On May 1, on behalf of the restaurant, your correspondent, Arthur Schwartz, wearing his lawyer hat, shot off a letter to NYC Inspector General Mark Peters, asking him to launch an immediate investigation of why the Health Department cops did what they did, saying “The actions of the Health Department Officers appear to be a deliberately planned witch hunts, whose sole purpose was to cause problems for the restaurant and assist the landlord in his efforts to terminate the lease.” Hopefully Peters will investigate quickly.

Meanwhile our community needs to rally to save one of our few remaining, reasonably priced, local restaurants.

Think about going to the Taste of Lima for dinner, Call (646) 854-6770 for a reservation, or use seamless.com or delivery.com to order takeout. We as a community need to give Nelida and Taste of Lima our support. Big bad Steve Croman, and his thugs, and his possibly paid off Health Department cops can’t be allowed to win this one. It’s our community. Let’s keep this a community restaurant!

Arthur Z. Schwartz is the Democratic District Leader for Greenwich Village and an attorney with the Civil Rights firm Advocates for Justice Chartered Attorneys.

Excerpt from The New York Times review:

But for flavor alone, for the sweetly fiery taste of creamy, light and delicious ceviche tiradito ($11), the place is worth the minor annoyances. It is a glorious ceviche, made of fresh strips of flounder gently marinated with an emulsified lemon sauce stained to a sunset’s hue with rocoto chilies. A thick coin of yam sits at the head of the plate, sweet against the bite. That rocoto, a habanerolike heat device that is not grown commercially in the United States, is worth puzzling over for a moment. It’s an extremely gentle though insistent chili, lemon’s expert foil, and a crucial ingredient at Lima’s Taste: the excellent plain ceviche, which is functionally the same as the tiradito minus the chilies, almost but not quite pales in comparison.

Other appetizers include sweetly smokey shrimp wrapped in bacon ($9) . More consistent was a simple, delicious Peruvian standby of papas a la huancaina ($6.50) — a perfect boiled potato sliced into medallions and served cool beneath a blanket of peppery yellow cream sauce, white cheese and roasted garlic. Better still are papas rellenas ($7), mashed potatoes deep-fried around a savory filling of beef, raisins and tender onions, and causa ($7.50), a boccie ball of cool mashed potatoes set over perfect chicken salad, with avocado sauce drizzled over the top.

Cheerful clumps of chopped cilantro and loosely scattered sliced Bermuda onion accompany virtually all the appetizers in the manner of bodyguards, and make no exception for the entrees. They are thick across the top of the superb escabeche ($13.50), a browned chicken breast served in a deeply flavored peppery vinegar sauce over fibrous yucca, and are in many ways a key ingredient in the wet, faintly smoky grilled pork ribs ($15.50).

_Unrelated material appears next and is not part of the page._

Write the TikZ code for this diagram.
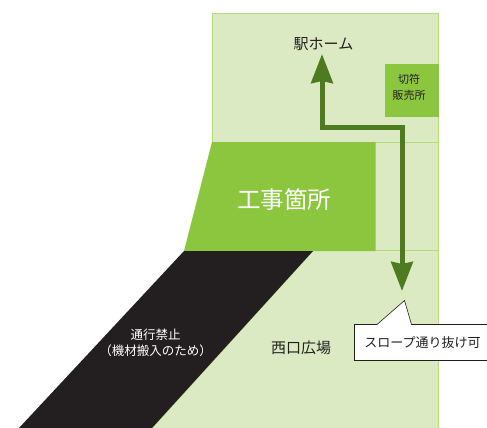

It’s hard to dope out what, exactly, flavors the lemony, faintly soyish marinade that powers the excellent barbecued chicken ($12). But it’s easy to say what pushes its quality into excellence: it is perfectly cooked. Likewise a fat and flavorful duck breast ($16), cooked in a deeply acidic bath of lemon and pepper, and a sweetly delicious comfort meal of ají de pollo ($12.50), a sort of chicken à la king that is bright with peppery flavor and is served with soft rice.

Better to stick to ceviche, or to abandon lightness entirely in favor of the meltingly flavorful single marinated pork chop ($16). A rich lomo saltado ($14.50), with chunks of steak mixed into a kind of stir-fry of tomatoes, onions and absolutely perfect French fries (which sadly appear nowhere else on the menu), is also worth the work to finish its enormous mass.

Desserts are hard to come by; in fact, the restaurant is often out of them, even early in the evening. But a moist and pillowy Peruvian chocolate cake ($4.50) drenched in dulce de leche seems to be a mainstay, and for a reason: it’s delicious. A good deal of the food at Lima’s Taste is. Despite the smoke and mirrors, sometimes that’s what you want most from a meal.